Ostre słowa

Niedziela, XXVI Tydzień Zwykły, rok A, Mt 21,28-32

Zwrócił się do drugiego i to samo powiedział. Ten odparł: “Nie chcę”. Później jednak opamiętał się i poszedł. Któryż z tych dwóch spełnił wolę ojca?».

Mówią Mu: «Ten drugi». Wtedy Jezus rzekł do nich: «Zaprawdę powiadam wam: Celnicy i nierządnice wchodzą przed wami do królestwa niebieskiego. Przyszedł bowiem do was Jan drogą sprawiedliwości, a wyście mu nie uwierzyli. Celnicy zaś i nierządnice uwierzyli mu. Wy patrzyliście na to, ale nawet później nie opamiętaliście, żeby mu uwierzyć».

 

 

     Jezus mówi ostre słowa do arcykapłanów i starszych ludu. Celnicy i nierządnice wchodzą do królestwa niebieskiego przed „porządnymi” wyznawcami Boga Izraela! To musiało ich poruszyć. Ale tego właśnie chce Jezus: uratować człowieka. Dlatego nie boi się sięgać po takie porównania.

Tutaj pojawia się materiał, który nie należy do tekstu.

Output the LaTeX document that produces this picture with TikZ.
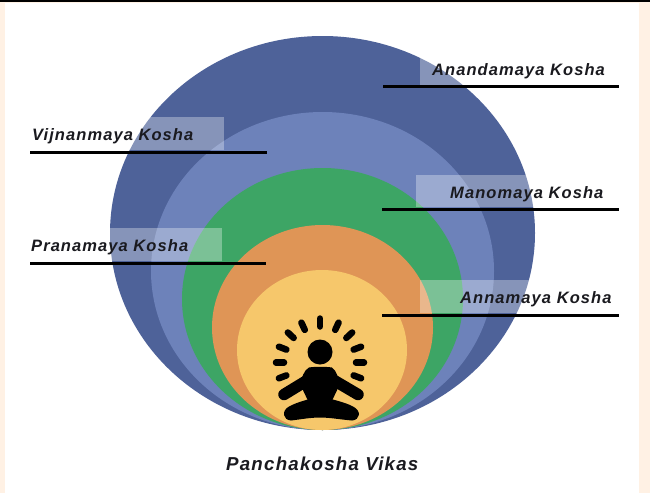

      Niebezpieczeństwo, które ciągle grozi „porządnym”, to uznanie, że już wszystko jest w porządku, że już nic nie potrzebuję zmieniać. A wtedy nie potrzebuję Zbawiciela. Po co Jezus? I to właśnie miało miejsce w przypadku arcykapłanów i starszych ludu. Uznali, że są już doskonali i nie przyjęli Jezusa, zbawienia ofiarowanego przez Niego. A przecież tylko zagubiona owca może być odnaleziona, tylko chory może być uzdrowiony, tylko niewidomemu może być przywrócony wzrok, tylko więzień wyzwolony, tylko grzeszny człowiek może być zbawiony.

     W człowieku zranionym grzechem pierworodnym ciągle jest skłonność do czynienia zła, do wyborów sprzecznych z wolą Boga. A tylko wypełniając wolę Bożą, możemy osiągnąć swoje zbawienie. Tylko ciągle napotykamy tu trudności, ciągle jakoś tak wola Boża nam na przekór, ciągle nam trudno powiedzieć Bogu: „Idę” i pójść, jak Jezus, który powiedział Ojcu: „Idę”, i poszedł – aż na krzyż…, ale to tam jest zbawienie.